The third humanizing event in the towers' history was, of course, the opening of the Windows on the World Restaurant complex in the North Tower on the 106th and 107th floors. It contained a main restaurant, a smaller restaurant, called Wild Blue, and a bar called The Greatest Bar on Earth.
Dinners at Windows on the World were always noteworthy occasions -- they offered similar breathtaking views during the day, and romantic, skyline-lit views at night.
The Towers: Full of Life
In short, the towers, despite their difficult beginning, grew on New Yorkers, and were interwoven into the landmarks and attractions that define New York.
What's more, the economic, social, and cultural renaissance triggered by 1980s growth and then by the technology boom in the 1990s -- the "Roaring '90s" -- would later fill the towers with more than enough private sector tenants.
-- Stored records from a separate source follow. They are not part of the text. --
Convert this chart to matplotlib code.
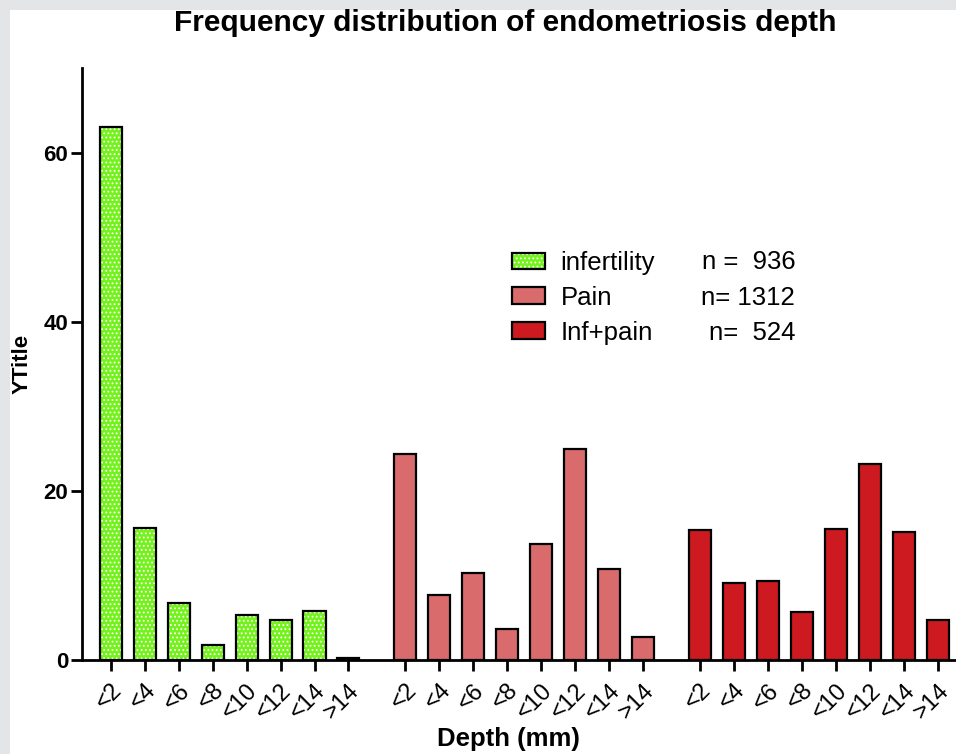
import numpy as np
import matplotlib.pyplot as plt
from matplotlib.patches import Patch, Rectangle
from matplotlib.legend_handler import HandlerTuple

plt.rcParams['font.family'] = ['Liberation Sans', 'DejaVu Sans']
plt.rcParams['hatch.linewidth'] = 0.8

# data
depth_labels = ['<2', '<4', '<6', '<8', '<10', '<12', '<14', '>14']
groups = ['infertility', 'Pain', 'Inf+pain']
n_text = ['n =  936', 'n= 1312', 'n=  524']
infertility = [63.0, 15.6, 6.7, 1.8, 5.3, 4.7, 5.8, 0.2]
pain = [24.3, 7.7, 10.3, 3.7, 13.7, 24.9, 10.8, 2.7]
inf_pain = [15.4, 9.1, 9.3, 5.7, 15.5, 23.2, 15.1, 4.7]

green = '#74f21c'
pink = '#d96b6d'
red = '#cc1a20'

fig = plt.figure(figsize=(9.56, 7.54), dpi=100)
fig.patch.set_facecolor('#e4e5e7')
# white page inside the grey frame
fig.patches.append(Rectangle((10 / 956, 0), 1, (754 - 10) / 754,
                             transform=fig.transFigure, facecolor='white',
                             edgecolor='none', zorder=-5))
ax = fig.add_axes([82 / 956, 94 / 754, 1 - 82 / 956, (660 - 68) / 754])
ax.set_facecolor('none')

gap = 8.68  # slots between group starts
w = 0.65
idx = np.arange(len(depth_labels))
x1 = idx
x2 = idx + gap
x3 = idx + 2 * gap

# infertility: green checker pattern, then black outline
ax.bar(x1, infertility, w, color=green, hatch='....', edgecolor='white', linewidth=0)
ax.bar(x1, infertility, w, fill=False, edgecolor='black', linewidth=1.6)
ax.bar(x2, pain, w, color=pink, edgecolor='black', linewidth=1.6)
ax.bar(x3, inf_pain, w, color=red, edgecolor='black', linewidth=1.6)

ax.set_xlim(-0.85, 24.9)
ax.set_ylim(0, 70)
ax.set_yticks([0, 20, 40, 60])
ax.set_yticklabels(['0', '20', '40', '60'], fontweight='bold', fontsize=16)
ax.set_xticks(np.concatenate([x1, x2, x3]))
ax.set_xticklabels(depth_labels * 3, rotation=45, ha='right',
                   rotation_mode='anchor', fontsize=17)
ax.tick_params(axis='both', direction='out', length=8, width=2, colors='black')
ax.tick_params(axis='x', pad=6)
ax.tick_params(axis='y', pad=2)
for s in ['top', 'right']:
    ax.spines[s].set_visible(False)
for s in ['left', 'bottom']:
    ax.spines[s].set_linewidth(2)

ax.set_ylabel('YTitle', fontweight='bold', fontsize=16)
ax.yaxis.set_label_coords(-0.057, 0.5)
ax.set_xlabel('Depth (mm)', fontweight='bold', fontsize=18.5)
ax.xaxis.set_label_coords(0.488, -0.113)
fig.text(0.528, 0.969, 'Frequency distribution of endometriosis depth',
         ha='center', va='center', fontweight='bold', fontsize=21.5)

h1 = (Patch(facecolor=green, hatch='....', edgecolor='white', linewidth=0),
      Patch(fill=False, edgecolor='black', linewidth=1.6))
h2 = Patch(facecolor=pink, edgecolor='black', linewidth=1.6)
h3 = Patch(facecolor=red, edgecolor='black', linewidth=1.6)
ax.legend([h1, h2, h3], groups, handler_map={tuple: HandlerTuple(ndivide=1)},
          loc='upper left', bbox_to_anchor=(0.466, 0.73), frameon=False,
          fontsize=18.5, handlelength=1.28, handleheight=0.62, labelspacing=0.42,
          handletextpad=0.6)
for i, t in enumerate(n_text):
    ax.text(0.816, 0.672 - i * 0.06, t, transform=ax.transAxes,
            ha='right', va='center', fontsize=18.5)

fig.savefig('out.png', dpi=100, facecolor=fig.get_facecolor())
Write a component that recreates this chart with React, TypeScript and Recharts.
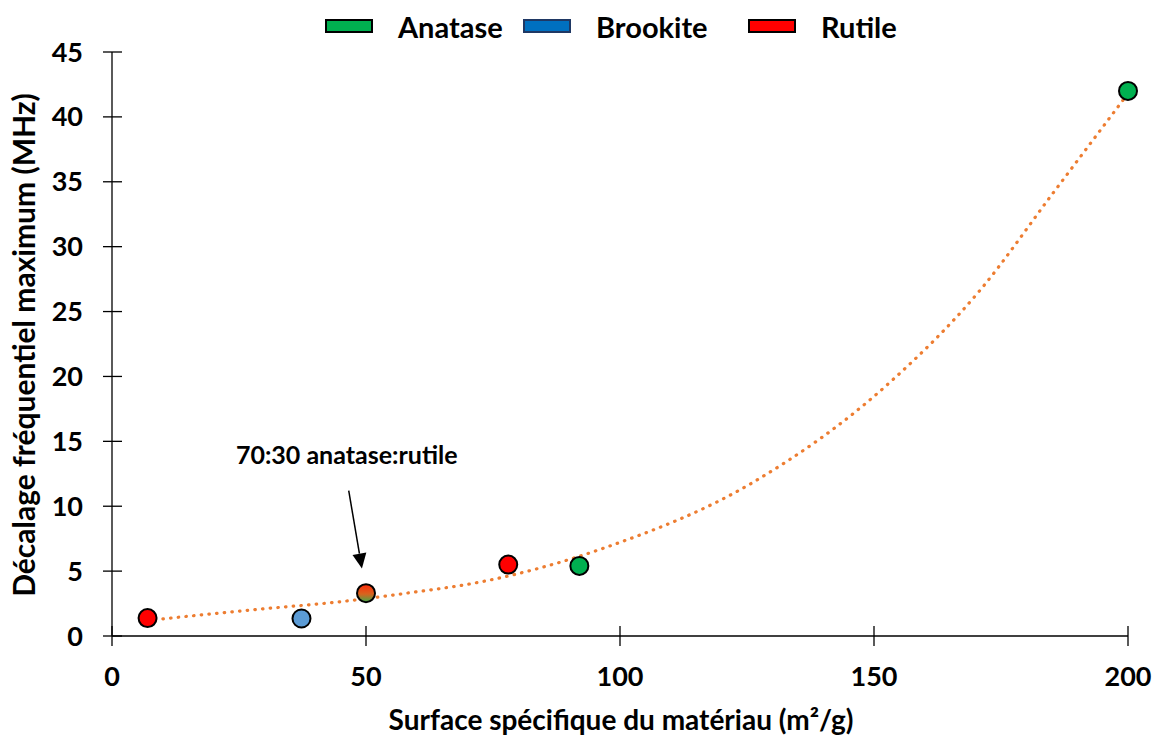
import React from 'react';
import { ComposedChart, Scatter, Line, XAxis, YAxis, Legend, ReferenceLine } from 'recharts';

// points
const anatase = [{ x: 92, y: 5.4 }, { x: 200, y: 42 }];
const brookite = [{ x: 37.3, y: 1.35 }];
const rutile = [{ x: 7, y: 1.38 }, { x: 78, y: 5.5 }];
const mixed = [{ x: 50, y: 3.3 }];

// dotted trend curve
const trendX = [7, 17, 30, 44, 58, 73, 97, 126, 153, 171, 185, 200];
const trendY = [1.2, 1.6, 2.1, 2.6, 3.3, 4.2, 6.8, 11.8, 19.5, 26.7, 34.0, 41.8];
const trend = trendX.map((x, i) => ({ x, y: trendY[i] }));

const xTicks = [0, 50, 100, 150, 200];
const yTicks = [0, 5, 10, 15, 20, 25, 30, 35, 40, 45];

const legendNames = ['Anatase', 'Brookite', 'Rutile'];

const annotationText = '70:30 anatase:rutile';
const arrowFrom = { x: 46.6, y: 11.2 };
const arrowTo = { x: 49.2, y: 5.2 };

const xLabel = 'Surface spécifique du matériau (m²/g)';
const yLabel = 'Décalage fréquentiel maximum (MHz)';

const FONT = 'Lato, "Open Sans", sans-serif';
const LEGEND_STYLE: Record<string, { fill: string; border: string; width: number }> = {
    Anatase: { fill: '#00B050', border: '#000', width: 198 },
    Brookite: { fill: '#0070C0', border: '#1F3864', width: 225 },
    Rutile: { fill: '#FF0000', border: '#000', width: 160 },
};

const dot = (fill: string) => (props: any) => (
    <circle cx={props.cx} cy={props.cy} r={9} fill={fill} stroke="#000" strokeWidth={2} />
);

const MixedDot = (props: any) => (
    <g>
        <defs>
            <linearGradient id="mixGrad" x1="0" y1="0" x2="0" y2="1">
                <stop offset="0%" stopColor="#FF2A0A" />
                <stop offset="55%" stopColor="#D8641E" />
                <stop offset="100%" stopColor="#3DAA48" />
            </linearGradient>
        </defs>
        <circle cx={props.cx} cy={props.cy} r={9} fill="url(#mixGrad)" stroke="#000" strokeWidth={2} />
    </g>
);

const YTick = (props: any) => {
    const { x, y, payload } = props;
    return (
        <g>
            <line x1={x - 9} x2={x + 10} y1={y} y2={y} stroke="#000" strokeWidth={1.3} />
            <text x={x - 29} y={y} dy={9.5} textAnchor="end" fontFamily={FONT} fontWeight={700} fontSize={27} fill="#000">
                {payload.value}
            </text>
        </g>
    );
};

const XTick = (props: any) => {
    const { x, y, payload } = props;
    return (
        <g>
            <line x1={x} x2={x} y1={y - 10} y2={y + 10} stroke="#000" strokeWidth={1.3} />
            <text x={x} y={y + 50} textAnchor="middle" fontFamily={FONT} fontWeight={700} fontSize={27} fill="#000">
                {payload.value}
            </text>
        </g>
    );
};

const Arrow = (props: any) => {
    const { x1, y1, x2, y2 } = props;
    const dx = x2 - x1;
    const dy = y2 - y1;
    const len = Math.sqrt(dx * dx + dy * dy);
    const ux = dx / len;
    const uy = dy / len;
    const bx = x2 - ux * 15;
    const by = y2 - uy * 15;
    return (
        <g>
            <text x={x1 - 2} y={y1 - 27} textAnchor="middle" fontFamily={FONT} fontWeight={700} fontSize={25} fill="#000">
                {annotationText}
            </text>
            <line x1={x1} y1={y1} x2={bx} y2={by} stroke="#000" strokeWidth={1.5} />
            <polygon
                points={`${x2},${y2} ${bx - uy * 7},${by + ux * 7} ${bx + uy * 7},${by - ux * 7}`}
                fill="#000"
            />
        </g>
    );
};

const renderLegend = () => (
    <div
        style={{
            display: 'flex',
            alignItems: 'center',
            height: 40,
            paddingLeft: 325,
            fontFamily: FONT,
            fontWeight: 700,
            fontSize: 29,
            color: '#000',
        }}
    >
        {legendNames.map((name) => {
            const s = LEGEND_STYLE[name];
            return (
                <div key={name} style={{ display: 'flex', alignItems: 'center', width: s.width }}>
                    <span
                        style={{
                            display: 'inline-block',
                            width: 44,
                            height: 10,
                            background: s.fill,
                            border: `2px solid ${s.border}`,
                            marginRight: 25,
                        }}
                    />
                    {name}
                </div>
            );
        })}
    </div>
);

export default function App() {
    return (
        <div style={{ position: 'absolute', left: 0, top: 0, width: 1160, height: 738, background: '#fff' }}>
            <ComposedChart width={1160} height={738} margin={{ top: 12, right: 32, bottom: 0, left: 0 }}>
                <XAxis
                    type="number"
                    dataKey="x"
                    domain={[0, 200]}
                    ticks={xTicks}
                    height={102}
                    tickSize={0}
                    tickMargin={0}
                    tickLine={false}
                    axisLine={{ stroke: '#000', strokeWidth: 1.3 }}
                    tick={<XTick />}
                    label={{
                        content: (p: any) => (
                            <text
                                x={p.viewBox.x + p.viewBox.width / 2 + 1}
                                y={p.viewBox.y + 94}
                                textAnchor="middle"
                                fontFamily={FONT}
                                fontWeight={700}
                                fontSize={28}
                                fill="#000"
                            >
                                {xLabel}
                            </text>
                        ),
                    }}
                />
                <YAxis
                    type="number"
                    dataKey="y"
                    domain={[0, 45]}
                    ticks={yTicks}
                    width={112}
                    tickSize={0}
                    tickMargin={0}
                    tickLine={false}
                    axisLine={{ stroke: '#000', strokeWidth: 1.3 }}
                    tick={<YTick />}
                    label={{
                        content: (p: any) => {
                            const cy = p.viewBox.y + p.viewBox.height / 2 + 1;
                            return (
                                <text
                                    x={35}
                                    y={cy}
                                    transform={`rotate(-90, 35, ${cy})`}
                                    textAnchor="middle"
                                    fontFamily={FONT}
                                    fontWeight={700}
                                    fontSize={30}
                                    fill="#000"
                                >
                                    {yLabel}
                                </text>
                            );
                        },
                    }}
                />
                <Legend verticalAlign="top" content={renderLegend} wrapperStyle={{ top: 6, left: 0, width: 1160 }} />
                <Scatter name="Anatase" data={anatase} dataKey="y" shape={dot('#00B050')} isAnimationActive={false} legendType="none" />
                <Scatter name="Brookite" data={brookite} dataKey="y" shape={dot('#5B9BD5')} isAnimationActive={false} legendType="none" />
                <Scatter name="Rutile" data={rutile} dataKey="y" shape={dot('#FF0000')} isAnimationActive={false} legendType="none" />
                <Scatter name="70:30" data={mixed} dataKey="y" shape={MixedDot} isAnimationActive={false} legendType="none" />
                <Line
                    data={trend}
                    dataKey="y"
                    type="monotone"
                    stroke="#ED7D31"
                    strokeWidth={3.2}
                    strokeDasharray="0.5 7.2"
                    strokeLinecap="round"
                    dot={false}
                    activeDot={false}
                    legendType="none"
                    isAnimationActive={false}
                />
                <ReferenceLine segment={[arrowFrom, arrowTo]} stroke="#000" shape={Arrow} />
            </ComposedChart>
        </div>
    );
}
In fact, so many businesses were being formed and/or expanding and the city's economy was so strong that Manhattan, as in other economic booms, once again became short of office space.
Of course, as the United States' economic system would come to dominate much of the world through the start of economic globalization in the second half of the 1990s, the towers became a symbol not only for New York, but also for the United States, for capitalism, for the cosmopolitan/urban life, for modernity itself.
In other words, as the sun rose on that clear blue sky, late-summer day in September, more than a decade ago, the Twin Towers of the World Trade Center had achieved more than even the complex's original designers had hoped: they had become interwoven commercially, socially, and culturally with New York, the United States, and the modern world. They were filled with the life of the world on that day.
Note: This article first appeared on September 9, 2011.